**TASK TO CARRY OUT**
Retype only what runs from the first line of the listing to the line holding "const e0ValueC = [36.57];", both included. Do not retype the pictures.

-------- COLLECTED MATERIAL --------

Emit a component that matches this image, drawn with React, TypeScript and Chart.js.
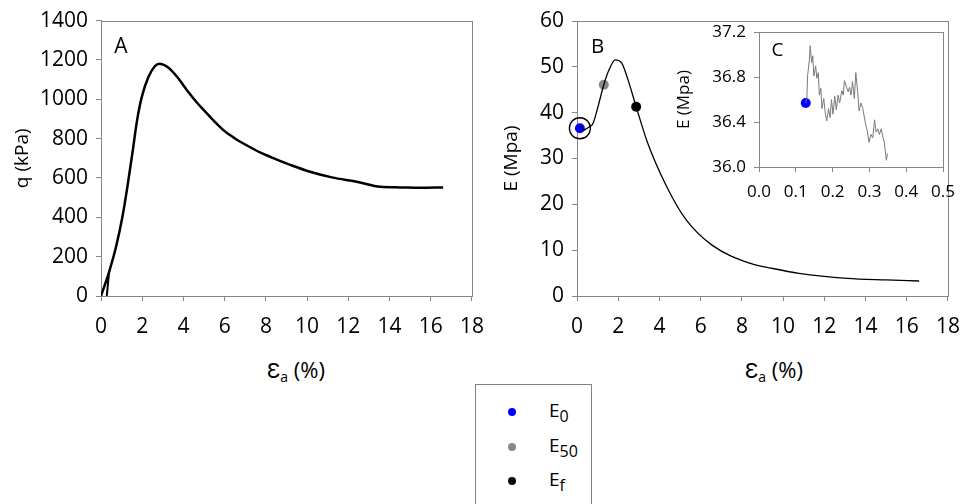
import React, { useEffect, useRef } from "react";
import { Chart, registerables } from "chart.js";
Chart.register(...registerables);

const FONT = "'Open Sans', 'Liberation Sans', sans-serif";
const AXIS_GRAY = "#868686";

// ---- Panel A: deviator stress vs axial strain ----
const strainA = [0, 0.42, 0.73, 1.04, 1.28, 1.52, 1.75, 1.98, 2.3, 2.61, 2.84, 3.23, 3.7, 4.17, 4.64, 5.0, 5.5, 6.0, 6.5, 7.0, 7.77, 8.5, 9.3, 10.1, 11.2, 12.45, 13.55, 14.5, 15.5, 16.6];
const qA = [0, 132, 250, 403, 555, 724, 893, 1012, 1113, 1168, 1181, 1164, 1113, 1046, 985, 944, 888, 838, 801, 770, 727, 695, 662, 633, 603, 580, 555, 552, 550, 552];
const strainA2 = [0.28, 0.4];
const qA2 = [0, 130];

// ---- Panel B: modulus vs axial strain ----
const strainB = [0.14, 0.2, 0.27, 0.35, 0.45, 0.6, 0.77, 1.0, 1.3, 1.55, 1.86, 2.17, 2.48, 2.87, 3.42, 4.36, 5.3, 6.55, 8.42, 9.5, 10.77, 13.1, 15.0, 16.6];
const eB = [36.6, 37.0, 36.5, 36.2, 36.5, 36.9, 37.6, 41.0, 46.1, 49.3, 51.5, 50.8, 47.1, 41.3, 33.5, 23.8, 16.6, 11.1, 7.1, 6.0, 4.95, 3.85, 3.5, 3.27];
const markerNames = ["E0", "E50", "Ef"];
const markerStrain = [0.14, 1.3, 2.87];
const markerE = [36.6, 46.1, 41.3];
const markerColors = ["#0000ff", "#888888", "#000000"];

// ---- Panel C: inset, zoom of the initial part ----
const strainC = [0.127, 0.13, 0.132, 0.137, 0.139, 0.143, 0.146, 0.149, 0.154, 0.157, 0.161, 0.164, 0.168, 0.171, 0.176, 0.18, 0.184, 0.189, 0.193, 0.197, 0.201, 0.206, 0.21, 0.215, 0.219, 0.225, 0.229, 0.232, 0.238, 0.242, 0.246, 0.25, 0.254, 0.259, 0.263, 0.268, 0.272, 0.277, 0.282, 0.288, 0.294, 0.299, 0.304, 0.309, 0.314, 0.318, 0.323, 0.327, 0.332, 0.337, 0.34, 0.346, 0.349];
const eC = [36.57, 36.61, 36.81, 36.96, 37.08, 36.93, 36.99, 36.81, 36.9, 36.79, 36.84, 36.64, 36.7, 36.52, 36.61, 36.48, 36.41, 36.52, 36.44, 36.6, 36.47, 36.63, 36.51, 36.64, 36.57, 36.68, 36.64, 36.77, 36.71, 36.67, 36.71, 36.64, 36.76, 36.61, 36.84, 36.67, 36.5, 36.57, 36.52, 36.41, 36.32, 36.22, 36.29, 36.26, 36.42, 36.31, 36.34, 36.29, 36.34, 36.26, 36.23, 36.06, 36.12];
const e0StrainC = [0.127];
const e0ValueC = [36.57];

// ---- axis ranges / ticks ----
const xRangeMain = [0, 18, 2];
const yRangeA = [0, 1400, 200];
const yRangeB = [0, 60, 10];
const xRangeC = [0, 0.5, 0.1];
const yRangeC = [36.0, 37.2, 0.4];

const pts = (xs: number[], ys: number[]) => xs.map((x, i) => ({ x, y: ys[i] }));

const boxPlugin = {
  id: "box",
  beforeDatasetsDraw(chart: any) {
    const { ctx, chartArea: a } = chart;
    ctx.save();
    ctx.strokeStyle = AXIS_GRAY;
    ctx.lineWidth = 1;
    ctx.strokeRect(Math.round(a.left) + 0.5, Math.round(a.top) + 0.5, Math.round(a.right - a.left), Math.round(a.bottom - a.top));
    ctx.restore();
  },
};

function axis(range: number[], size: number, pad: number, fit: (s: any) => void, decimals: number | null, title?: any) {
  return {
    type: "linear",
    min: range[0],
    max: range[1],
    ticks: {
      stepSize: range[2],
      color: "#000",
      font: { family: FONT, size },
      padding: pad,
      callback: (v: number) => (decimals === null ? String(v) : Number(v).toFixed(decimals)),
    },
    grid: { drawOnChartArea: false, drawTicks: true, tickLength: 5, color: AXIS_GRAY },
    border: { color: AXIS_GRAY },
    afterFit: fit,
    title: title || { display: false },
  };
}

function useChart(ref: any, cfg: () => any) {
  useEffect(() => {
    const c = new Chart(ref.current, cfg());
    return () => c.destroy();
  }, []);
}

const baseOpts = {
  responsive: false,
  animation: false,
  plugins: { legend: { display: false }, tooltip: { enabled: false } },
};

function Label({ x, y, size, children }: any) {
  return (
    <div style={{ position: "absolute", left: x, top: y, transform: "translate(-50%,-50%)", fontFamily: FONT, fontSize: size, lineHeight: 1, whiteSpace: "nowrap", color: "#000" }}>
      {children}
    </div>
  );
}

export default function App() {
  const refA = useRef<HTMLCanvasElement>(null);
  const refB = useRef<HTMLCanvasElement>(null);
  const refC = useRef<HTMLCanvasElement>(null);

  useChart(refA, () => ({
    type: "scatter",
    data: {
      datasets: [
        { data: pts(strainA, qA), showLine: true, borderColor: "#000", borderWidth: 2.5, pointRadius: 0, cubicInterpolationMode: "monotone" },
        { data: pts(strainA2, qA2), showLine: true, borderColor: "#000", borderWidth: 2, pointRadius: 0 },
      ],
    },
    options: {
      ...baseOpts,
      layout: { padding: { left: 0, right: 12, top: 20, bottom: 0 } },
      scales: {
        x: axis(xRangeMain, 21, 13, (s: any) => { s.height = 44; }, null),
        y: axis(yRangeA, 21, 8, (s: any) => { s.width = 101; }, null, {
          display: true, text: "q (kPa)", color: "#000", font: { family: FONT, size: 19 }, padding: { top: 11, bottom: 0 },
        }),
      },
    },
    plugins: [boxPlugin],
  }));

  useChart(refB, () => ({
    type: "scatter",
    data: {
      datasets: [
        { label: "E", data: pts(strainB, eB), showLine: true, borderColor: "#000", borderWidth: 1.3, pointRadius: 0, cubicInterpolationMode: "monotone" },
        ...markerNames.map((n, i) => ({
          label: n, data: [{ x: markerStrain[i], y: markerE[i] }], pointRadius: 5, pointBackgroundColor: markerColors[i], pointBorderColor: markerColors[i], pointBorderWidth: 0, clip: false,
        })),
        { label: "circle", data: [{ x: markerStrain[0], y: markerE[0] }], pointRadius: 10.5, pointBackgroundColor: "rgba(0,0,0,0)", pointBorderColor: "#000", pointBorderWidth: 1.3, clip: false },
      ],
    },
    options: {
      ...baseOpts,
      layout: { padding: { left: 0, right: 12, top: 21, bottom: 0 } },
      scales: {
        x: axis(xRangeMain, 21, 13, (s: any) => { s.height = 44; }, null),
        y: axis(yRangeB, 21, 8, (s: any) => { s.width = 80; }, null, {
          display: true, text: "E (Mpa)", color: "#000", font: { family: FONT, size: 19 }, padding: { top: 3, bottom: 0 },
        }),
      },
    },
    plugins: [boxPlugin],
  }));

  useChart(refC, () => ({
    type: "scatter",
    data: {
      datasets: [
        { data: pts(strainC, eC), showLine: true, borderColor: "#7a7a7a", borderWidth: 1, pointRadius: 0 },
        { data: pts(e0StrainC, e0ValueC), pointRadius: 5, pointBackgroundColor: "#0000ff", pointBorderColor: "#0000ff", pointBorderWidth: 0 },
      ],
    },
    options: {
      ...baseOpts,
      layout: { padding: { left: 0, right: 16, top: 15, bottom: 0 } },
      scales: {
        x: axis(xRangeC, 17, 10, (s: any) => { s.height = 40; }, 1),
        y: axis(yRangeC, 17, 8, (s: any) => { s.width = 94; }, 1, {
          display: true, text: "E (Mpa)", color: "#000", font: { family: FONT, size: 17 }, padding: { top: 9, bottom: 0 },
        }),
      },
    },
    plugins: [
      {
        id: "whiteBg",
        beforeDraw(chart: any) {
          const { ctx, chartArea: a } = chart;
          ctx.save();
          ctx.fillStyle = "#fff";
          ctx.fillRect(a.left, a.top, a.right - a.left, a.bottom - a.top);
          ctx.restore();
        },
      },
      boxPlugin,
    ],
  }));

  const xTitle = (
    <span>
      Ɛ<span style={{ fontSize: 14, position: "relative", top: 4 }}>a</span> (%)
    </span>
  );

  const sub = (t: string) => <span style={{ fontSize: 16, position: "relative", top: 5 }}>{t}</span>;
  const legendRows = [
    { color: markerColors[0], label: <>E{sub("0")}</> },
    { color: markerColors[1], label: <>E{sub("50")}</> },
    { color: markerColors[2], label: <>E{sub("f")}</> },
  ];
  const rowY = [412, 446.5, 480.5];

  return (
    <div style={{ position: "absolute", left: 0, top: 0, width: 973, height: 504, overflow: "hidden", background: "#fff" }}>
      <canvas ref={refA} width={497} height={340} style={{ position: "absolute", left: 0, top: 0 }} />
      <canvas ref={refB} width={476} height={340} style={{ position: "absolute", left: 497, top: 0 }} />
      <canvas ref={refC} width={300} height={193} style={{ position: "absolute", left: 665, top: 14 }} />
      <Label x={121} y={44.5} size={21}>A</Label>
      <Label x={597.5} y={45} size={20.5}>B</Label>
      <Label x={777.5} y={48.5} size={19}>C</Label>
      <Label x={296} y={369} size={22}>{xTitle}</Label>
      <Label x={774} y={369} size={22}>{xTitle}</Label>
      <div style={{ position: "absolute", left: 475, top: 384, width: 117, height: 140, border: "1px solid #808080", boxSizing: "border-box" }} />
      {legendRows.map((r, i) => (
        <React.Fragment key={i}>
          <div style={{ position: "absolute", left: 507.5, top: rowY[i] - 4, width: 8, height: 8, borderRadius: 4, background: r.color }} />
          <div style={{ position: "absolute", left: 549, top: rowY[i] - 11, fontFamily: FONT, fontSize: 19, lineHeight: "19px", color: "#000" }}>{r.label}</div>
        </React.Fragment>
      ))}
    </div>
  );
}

--------

**FULL SOLUTION**
Emit a component that matches this image, drawn with React, TypeScript and Chart.js.
import React, { useEffect, useRef } from "react";
import { Chart, registerables } from "chart.js";
Chart.register(...registerables);

const FONT = "'Open Sans', 'Liberation Sans', sans-serif";
const AXIS_GRAY = "#868686";

// ---- Panel A: deviator stress vs axial strain ----
const strainA = [0, 0.42, 0.73, 1.04, 1.28, 1.52, 1.75, 1.98, 2.3, 2.61, 2.84, 3.23, 3.7, 4.17, 4.64, 5.0, 5.5, 6.0, 6.5, 7.0, 7.77, 8.5, 9.3, 10.1, 11.2, 12.45, 13.55, 14.5, 15.5, 16.6];
const qA = [0, 132, 250, 403, 555, 724, 893, 1012, 1113, 1168, 1181, 1164, 1113, 1046, 985, 944, 888, 838, 801, 770, 727, 695, 662, 633, 603, 580, 555, 552, 550, 552];
const strainA2 = [0.28, 0.4];
const qA2 = [0, 130];

// ---- Panel B: modulus vs axial strain ----
const strainB = [0.14, 0.2, 0.27, 0.35, 0.45, 0.6, 0.77, 1.0, 1.3, 1.55, 1.86, 2.17, 2.48, 2.87, 3.42, 4.36, 5.3, 6.55, 8.42, 9.5, 10.77, 13.1, 15.0, 16.6];
const eB = [36.6, 37.0, 36.5, 36.2, 36.5, 36.9, 37.6, 41.0, 46.1, 49.3, 51.5, 50.8, 47.1, 41.3, 33.5, 23.8, 16.6, 11.1, 7.1, 6.0, 4.95, 3.85, 3.5, 3.27];
const markerNames = ["E0", "E50", "Ef"];
const markerStrain = [0.14, 1.3, 2.87];
const markerE = [36.6, 46.1, 41.3];
const markerColors = ["#0000ff", "#888888", "#000000"];

// ---- Panel C: inset, zoom of the initial part ----
const strainC = [0.127, 0.13, 0.132, 0.137, 0.139, 0.143, 0.146, 0.149, 0.154, 0.157, 0.161, 0.164, 0.168, 0.171, 0.176, 0.18, 0.184, 0.189, 0.193, 0.197, 0.201, 0.206, 0.21, 0.215, 0.219, 0.225, 0.229, 0.232, 0.238, 0.242, 0.246, 0.25, 0.254, 0.259, 0.263, 0.268, 0.272, 0.277, 0.282, 0.288, 0.294, 0.299, 0.304, 0.309, 0.314, 0.318, 0.323, 0.327, 0.332, 0.337, 0.34, 0.346, 0.349];
const eC = [36.57, 36.61, 36.81, 36.96, 37.08, 36.93, 36.99, 36.81, 36.9, 36.79, 36.84, 36.64, 36.7, 36.52, 36.61, 36.48, 36.41, 36.52, 36.44, 36.6, 36.47, 36.63, 36.51, 36.64, 36.57, 36.68, 36.64, 36.77, 36.71, 36.67, 36.71, 36.64, 36.76, 36.61, 36.84, 36.67, 36.5, 36.57, 36.52, 36.41, 36.32, 36.22, 36.29, 36.26, 36.42, 36.31, 36.34, 36.29, 36.34, 36.26, 36.23, 36.06, 36.12];
const e0StrainC = [0.127];
const e0ValueC = [36.57];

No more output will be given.